= Driving licence in Cyprus =

The Cyprus driving licence is the official document issued in Cyprus to authorise its holder to operate various types of motor vehicle on public roads.

Licences are issued by the Department of Transport which forms part of the Ministry of Communications and Works. Mopeds (less than 50cc) and cars can be driven on a learner's licence from the age of 17 and a half years old. Now you can obtain a full Cypriot driving licence from 18 years old. High capacity motorcycles and certain heavier vehicles can only be driven over the age of 21.
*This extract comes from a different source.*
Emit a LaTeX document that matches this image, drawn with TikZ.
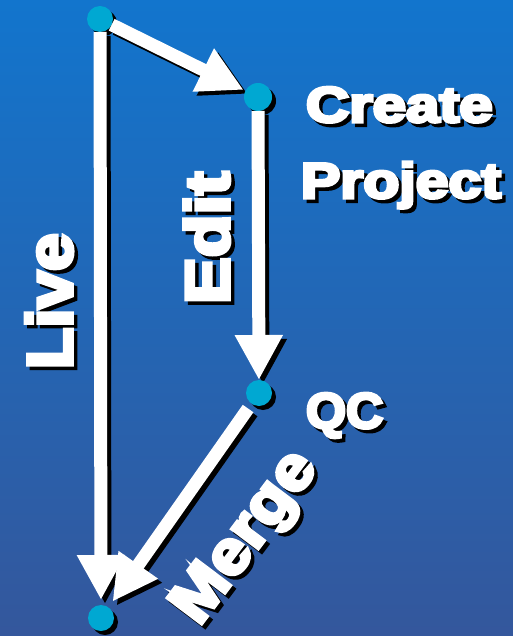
\documentclass[tikz,border=0pt]{standalone}
\usepackage{fontspec}
\usepackage{graphicx}
\newfontfamily\heavy{Liberation Sans Bold}[FakeBold=6]
\usetikzlibrary{arrows.meta}
\definecolor{bgtop}{RGB}{18,117,205}
\definecolor{bgbot}{RGB}{52,87,156}
\definecolor{dotcol}{RGB}{0,168,210}
\pgfdeclarelayer{back}
\pgfsetlayers{back,main}
\tikzset{
  lbl/.style={inner sep=0pt, outer sep=0pt, anchor=base west},
  dot/.style={circle, fill=dotcol, minimum size=26pt, inner sep=0pt, outer sep=0pt},
  flow/.style={line width=13pt, white, -{Triangle[length=45pt,width=45pt]}},
  flowshadow/.style={flow, black, transform canvas={shift={(4pt,-4pt)}}},
}
\newcommand\shlabel[4]{%
  \node[lbl,#2,text=black] (#1-shadow) at ([shift={(3.5,3.5)}]#3) {#4};
  \node[lbl,#2,text=white] (#1) at (#3) {#4};}
\begin{document}
\begin{tikzpicture}[x=1pt,y=-1pt]
\useasboundingbox (0,0) rectangle (513,636);
\begin{pgfonlayer}{back}
\shade[top color=bgtop,bottom color=bgbot] (0,0) rectangle (513,636);
\end{pgfonlayer}
% dots
\node[dot] (A) at (100,19) {};
\node[dot, minimum size=28pt] (B) at (258,97) {};
\node[dot] (C) at (259,393) {};
\node[dot] (D) at (101,618) {};
% shadows
\begin{pgfonlayer}{back}
\draw[flowshadow, shorten >=2pt] (A) -- (B);
\draw[flowshadow] (B) -- (C);
\draw[flowshadow, shorten >=7pt, shorten <=6pt] (C) -- (D);
\draw[flowshadow, shorten >=5pt] (A) -- (D);
\fill[black] ([shift={(4,4)}]A.center) circle[radius=13pt];
\fill[black] ([shift={(4,4)}]B.center) circle[radius=14pt];
\fill[black] ([shift={(4,4)}]C.center) circle[radius=13pt];
\fill[black] ([shift={(4,4)}]D.center) circle[radius=13pt];
\end{pgfonlayer}
% arrows
\draw[flow, shorten >=2pt] (A) -- (B);
\draw[flow] (B) -- (C);
\draw[flow, shorten >=7pt, shorten <=6pt] (C) -- (D);
\draw[flow, shorten >=5pt] (A) -- (D);
% labels
\shlabel{create}{font=\heavy\fontsize{50}{50}\selectfont}{306,122}{\scalebox{1.2}[1]{Create}}
\shlabel{project}{font=\heavy\fontsize{50}{50}\selectfont}{301,198}{\scalebox{1.18}[1]{Project}}
\shlabel{qc}{font=\heavy\fontsize{50}{50}\selectfont}{306,428}{\scalebox{1.03}[1]{QC}}
\shlabel{edit}{rotate=90,font=\heavy\fontsize{62}{62}\selectfont}{229,304}{\scalebox{1.13}[1]{Edit}}
\shlabel{live}{rotate=90,font=\heavy\fontsize{64}{64}\selectfont}{72,369}{\scalebox{1.06}[1]{Live}}
\shlabel{merge}{rotate=53,font=\heavy\fontsize{62}{62}\selectfont}{199,627}{\scalebox{1.09}[1]{Merge}}
\end{tikzpicture}
\end{document}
As of 2008, the cost is €59.80 (up to 60 years of age), €25.63 (60 to 65 years of age) and for those over 65 it is free. Drivers over 70 years of age require a fitness to drive certificate from a medical doctor.

A Cyprus licence is valid in all EU member states. They are printed on paper but new licences are now plastic credit card style, show the holder's photograph and have the standard EU vehicle categories and EU logo.

Offences such as speeding and drink driving are strictly policed and penalty points can be imposed on driving licences when caught. In certain serious cases or in repeat offences accumulating enough points a driving licence is revoked on a temporary or permanent basis.

Driving licences only apply for use of vehicles on public roads. Any vehicle can be driven on one's own land (or another person's, with the owner's permission) without a licence.